また、仮説1と比較して考えると、メス同士の連合は父方居住によりリセットされるが、オス同士の連合は強化され続けるという点が重要な違いというわけです。
仮説3:人類の進化の過程で、男性は資源を支配するようになった(特に農業などの出現以降)
農業や牧畜などの生産システムは(狩猟採集とは違い)富の蓄積を可能にします。また、進化心理学では繰り返し主張されますが、男性の方が資源獲得に関心があり、女性の方が異性の資源を求めるということもここで関係するかもしれません(理論的根拠は親の投資理論などをご確認ください)。
仮説4:進化の過程で、男性の社会政治的取り決めは男性の富と権力のばらつきを増大させた
これは、単に男性間の不平等が高いということを意味するわけではなく、男性が女性を支配しようとする際に弱い男性からの介入をできにくくなるということを意味します。言い換えれば、男性同士が平等な関係であれば、一部の男性が女性を支配しようとしても、うまくはいかないということです。
わかりやすいのは、一夫多妻の動物を思い浮かべることかもしれません。オス同士が争った結果、強力な上下関係が生まれると、メスを一部のオスが独占しても、他のオスが(少なくとも表立っては)対抗しなくなります。
仮説5:物質的/生殖的利益を追求する際、女性は男性による資源の支配と女性のセクシュアリティに対する男性の支配を促進する行動をとる
重要なのは、男性だけでなく女性も家父長制の存続に貢献する行動をとることがあるということです(厳密にはpatriarchyとpatrilinealityは区別すべきかもしれませんが、女性が資産を持つ男性を好むということも家父長制の存続に関係するという考えです)。

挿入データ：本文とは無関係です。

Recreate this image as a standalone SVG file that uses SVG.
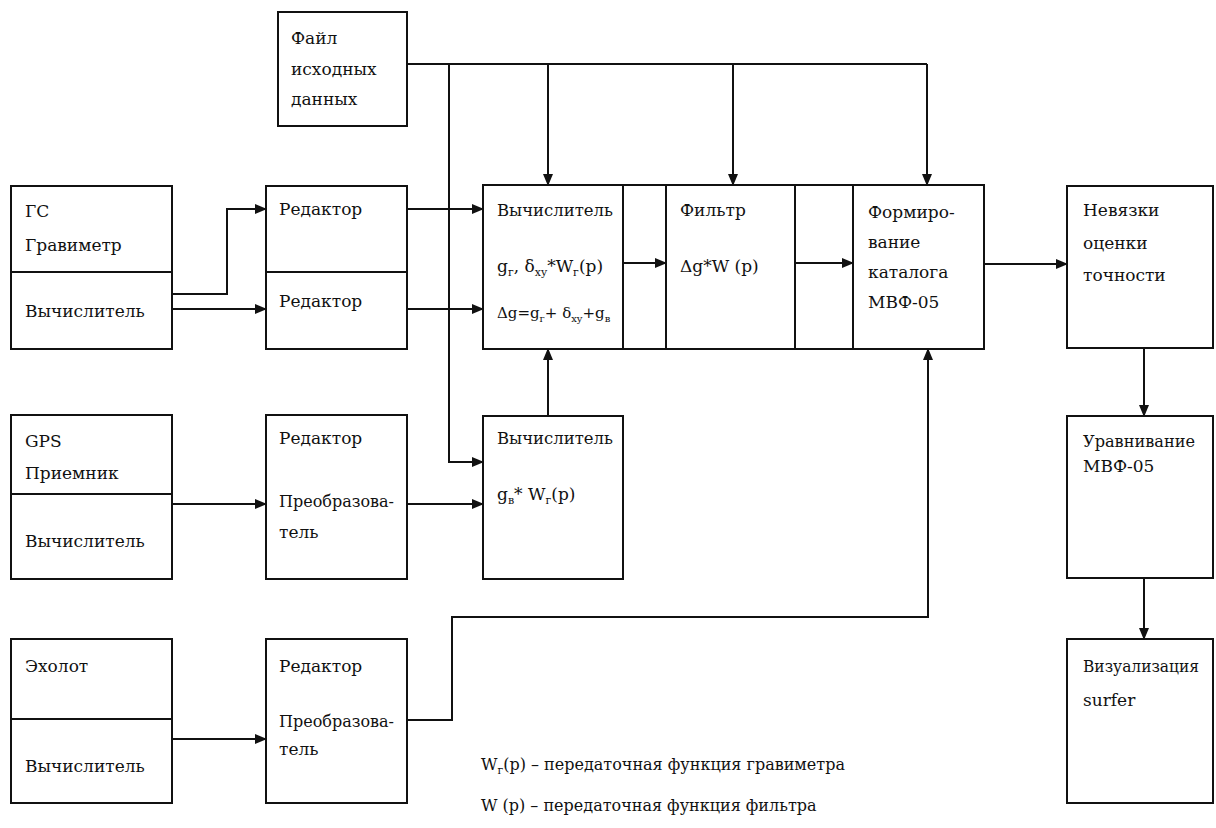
<svg xmlns="http://www.w3.org/2000/svg" width="1216" height="828" viewBox="0 0 1216 828">
<style>
.box{fill:#fff;stroke:#111;stroke-width:2}
.div{stroke:#111;stroke-width:2;fill:none}
.t{font-family:"DejaVu Serif","Liberation Serif",serif;font-size:17px;fill:#111}
.f{font-size:15px}
.lg{font-family:"DejaVu Serif","Liberation Serif",serif;font-size:16px;fill:#111}
.sub{font-size:11px}
.sub2{font-size:10px}
.c{fill:none;stroke:#111;stroke-width:2}
</style>
<defs>
<marker id="ah" markerWidth="12" markerHeight="10" refX="11" refY="5" orient="auto" markerUnits="userSpaceOnUse">
<path d="M0,0 L12,5 L0,10 Z" fill="#111"/>
</marker>
</defs>
<rect width="1216" height="828" fill="#fff"/>

<g id="file">
<rect class="box" x="278" y="12" width="129" height="114"/>
<text class="t" x="291" y="44">Файл</text>
<text class="t" x="291" y="75">исходных</text>
<text class="t" x="291" y="105">данных</text>
</g>

<g id="gs">
<rect class="box" x="11" y="186" width="161" height="163"/>
<line class="div" x1="11" y1="272" x2="172" y2="272"/>
<text class="t" x="25" y="217">ГС</text>
<text class="t" x="25" y="251">Гравиметр</text>
<text class="t" x="25" y="317">Вычислитель</text>
</g>

<g id="editor1">
<rect class="box" x="266" y="186" width="141" height="163"/>
<line class="div" x1="266" y1="272" x2="407" y2="272"/>
<text class="t" x="279" y="215">Редактор</text>
<text class="t" x="279" y="307">Редактор</text>
</g>

<g id="gps">
<rect class="box" x="11" y="415" width="161" height="164"/>
<line class="div" x1="11" y1="494" x2="172" y2="494"/>
<text class="t" x="25" y="447">GPS</text>
<text class="t" x="25" y="479">Приемник</text>
<text class="t" x="25" y="547">Вычислитель</text>
</g>

<g id="editor2">
<rect class="box" x="266" y="415" width="141" height="164"/>
<text class="t" x="279" y="444">Редактор</text>
<text class="t" x="279" y="507" textLength="115" lengthAdjust="spacingAndGlyphs">Преобразова-</text>
<text class="t" x="279" y="538">тель</text>
</g>

<g id="echo">
<rect class="box" x="11" y="639" width="161" height="164"/>
<line class="div" x1="11" y1="719" x2="172" y2="719"/>
<text class="t" x="25" y="672">Эхолот</text>
<text class="t" x="25" y="772">Вычислитель</text>
</g>

<g id="editor3">
<rect class="box" x="266" y="639" width="141" height="164"/>
<text class="t" x="279" y="672">Редактор</text>
<text class="t" x="279" y="727" textLength="115" lengthAdjust="spacingAndGlyphs">Преобразова-</text>
<text class="t" x="279" y="755">тель</text>
</g>

<g id="central">
<rect class="box" x="483" y="185" width="501" height="164"/>
<line class="div" x1="623" y1="185" x2="623" y2="349"/>
<line class="div" x1="666" y1="185" x2="666" y2="349"/>
<line class="div" x1="795" y1="185" x2="795" y2="349"/>
<line class="div" x1="853" y1="185" x2="853" y2="349"/>
<text class="t" x="497" y="216" textLength="116" lengthAdjust="spacingAndGlyphs">Вычислитель</text>
<text class="t" x="497" y="272">g<tspan class="sub" dy="4">г</tspan><tspan dy="-4">, δ</tspan><tspan class="sub" dy="4">xy</tspan><tspan dy="-4">*W</tspan><tspan class="sub" dy="4">г</tspan><tspan dy="-4">(p)</tspan></text>
<text class="t f" x="497" y="318">Δg=g<tspan class="sub2" dy="4">г</tspan><tspan dy="-4">+ δ</tspan><tspan class="sub2" dy="4">xy</tspan><tspan dy="-4">+g</tspan><tspan class="sub2" dy="4">в</tspan></text>
<text class="t" x="680" y="216">Фильтр</text>
<text class="t" x="680" y="272">Δg*W (p)</text>
<text class="t" x="868" y="218">Формиро-</text>
<text class="t" x="868" y="248">вание</text>
<text class="t" x="868" y="278">каталога</text>
<text class="t" x="868" y="308">МВФ-05</text>
</g>

<g id="calc2">
<rect class="box" x="483" y="416" width="140" height="163"/>
<text class="t" x="497" y="444" textLength="116" lengthAdjust="spacingAndGlyphs">Вычислитель</text>
<text class="t" x="497" y="500">g<tspan class="sub" dy="4">в</tspan><tspan dy="-4">* W</tspan><tspan class="sub" dy="4">г</tspan><tspan dy="-4">(p)</tspan></text>
</g>

<g id="nevyazki">
<rect class="box" x="1067" y="186" width="146" height="162"/>
<text class="t" x="1083" y="216">Невязки</text>
<text class="t" x="1083" y="249">оценки</text>
<text class="t" x="1083" y="281">точности</text>
</g>

<g id="uravn">
<rect class="box" x="1067" y="416" width="146" height="162"/>
<text class="t" x="1083" y="447" textLength="112" lengthAdjust="spacingAndGlyphs">Уравнивание</text>
<text class="t" x="1083" y="472">МВФ-05</text>
</g>

<g id="vis">
<rect class="box" x="1067" y="639" width="146" height="164"/>
<text class="t" x="1083" y="672" textLength="116" lengthAdjust="spacingAndGlyphs">Визуализация</text>
<text class="t" x="1083" y="706">surfer</text>
</g>

<g id="legend">
<text class="lg" x="481" y="770">W<tspan class="sub" dy="4">г</tspan><tspan dy="-4">(p) – передаточная функция гравиметра</tspan></text>
<text class="lg" x="481" y="811">W (p) – передаточная функция фильтра</text>
</g>

<g id="connectors">
<path class="c" d="M172,294 H227 V209 H266" marker-end="url(#ah)"/>
<path class="c" d="M172,309 H266" marker-end="url(#ah)"/>
<path class="c" d="M407,209 H483" marker-end="url(#ah)"/>
<path class="c" d="M407,309 H483" marker-end="url(#ah)"/>
<path class="c" d="M407,64 H927"/>
<path class="c" d="M449,64 V462 H483" marker-end="url(#ah)"/>
<path class="c" d="M548,64 V185" marker-end="url(#ah)"/>
<path class="c" d="M733,64 V185" marker-end="url(#ah)"/>
<path class="c" d="M927,64 V185" marker-end="url(#ah)"/>
<path class="c" d="M623,263 H666" marker-end="url(#ah)"/>
<path class="c" d="M795,263 H853" marker-end="url(#ah)"/>
<path class="c" d="M984,264 H1067" marker-end="url(#ah)"/>
<path class="c" d="M172,504 H266" marker-end="url(#ah)"/>
<path class="c" d="M407,504 H483" marker-end="url(#ah)"/>
<path class="c" d="M548,416 V349" marker-end="url(#ah)"/>
<path class="c" d="M172,739 H266" marker-end="url(#ah)"/>
<path class="c" d="M407,720 H452 V617 H928 V349" marker-end="url(#ah)"/>
<path class="c" d="M1144,348 V416" marker-end="url(#ah)"/>
<path class="c" d="M1144,578 V639" marker-end="url(#ah)"/>
</g>
</svg>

仮説6:言語能力の進化によって、男性は女性に対する支配を強化することができた
これは、進化心理学以外の分野でもよく言われることですが、(言語能力が進化した後には)男性が女性を支配すべきとか女性は男性に従うべきというイデオロギーが創造され、伝播していくことが、男女間の不平等の貢献につながるというものです。
まとめると、女性同士の連合が弱まり、男性同士の連合が強まり、男性が資源を支配し、男性間でヒエラルキーが形成され、女性が男性による富の独占や女性に対する支配を促進し、言語がイデオロギーを生み出すことが家父長制の進化と関係しているという話でした。
冒頭で述べた通り、家父長制には関連するけど区別しなければいけない概念が多いので、家父長制に関する要因を議論するのは非常に難しいですが、少なくとも1995年にはこういう論文があったよということは覚えていただければと思います。
この論文はボリュームもあり、被引用回数も多いので、ぜひ論文と引用している他の論文たちを調べてみてください。
参考文献:
Smuts, B. (1995). The evolutionary origins of patriarchy. Human Nature, 6(1), 1-32.